Some people, particularly teens, believe prescription painkillers are safer than illicit drugs causing the perception of risk to plummet while use of these drugs to skyrocket.
With law enforcement crackdowns on prescription drug supply, the cost of these painkillers has steadily climbed. Many people have migrated to the cheaper, more sinister alternative: heroin. Data from the National Institute of Health suggests 1 in 15 people who take non-medical prescription pain relievers will try heroin within 10 years. The results of this switch are often catastrophic, adding to a tidal wave of overdoses.
Deaths linked to heroin jumped 39 percent in 2013 from the year before, according to data released in January by the CDC. Prescription opioid deaths still outnumber those from heroin, however the heroin deaths contributed to an overall 6 percent jump in drug overdose deaths in 2013 from 2012.

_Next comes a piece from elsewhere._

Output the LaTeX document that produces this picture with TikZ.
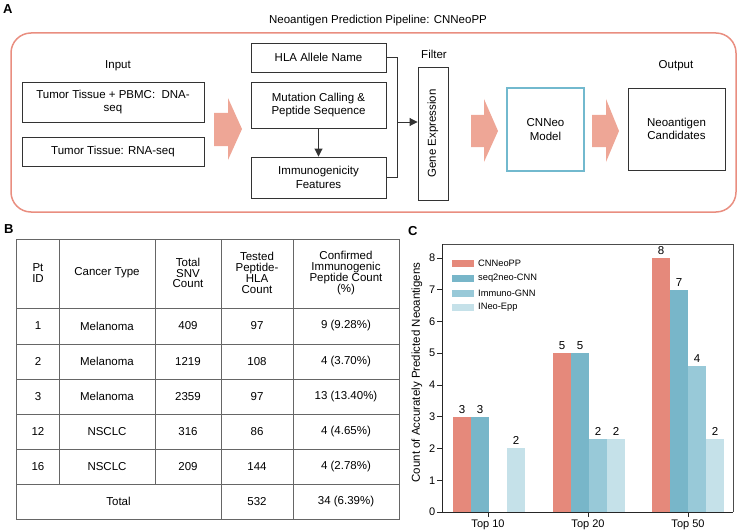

The prescription painkiller and heroin epidemic shows no signs of slowing down, and the problem has clearly outpaced our best efforts to curtail it. History has shown that we cannot simply arrest our way out of the drug problem. Ending this crisis will require a broad, multipronged approach to develop and implement education and prevention tools, as well as expanded treatment options.
"Addiction needs to be recognized as the brain disease it is. It is a disease that can be treated and from which individuals recover."
Open lines of communication between parents and children, teachers and students, and lawmakers and the public are crucial. Proactive education about prescription drug misuse, heroin use, suicide and overdose is necessary. These are dangerous drugs with real consequences, and communities cannot be blinded by the stigma of addiction.
Additionally, addiction and overdosing can be prevented by cautious prescribing of painkillers. Prescription drug monitoring programs (PDMP) provide good tools to curb doctor shopping by individuals with an addiction and identify improper prescribing. In fact, after one year of using a PDMP, New York saw a 75 percent drop in patients who saw multiple prescribers to obtain the same drugs. In Florida, new and stronger regulations on pain clinics stopped health care providers from dispensing prescription painkillers from their offices, resulting in a 50 percent decrease in overdose deaths from oxycodone over two years.
Awareness is key
Addiction needs to be recognized as the brain disease it is. It is a disease that can be treated and from which individuals recover. Individuals with substance use problems need access to safe, effective pain treatment and need to know how to use the resources available to them through the Affordable Care Act.
Only access to education, prevention, treatment and recovery support will be able to put an end to the devastating consequences of this epidemic.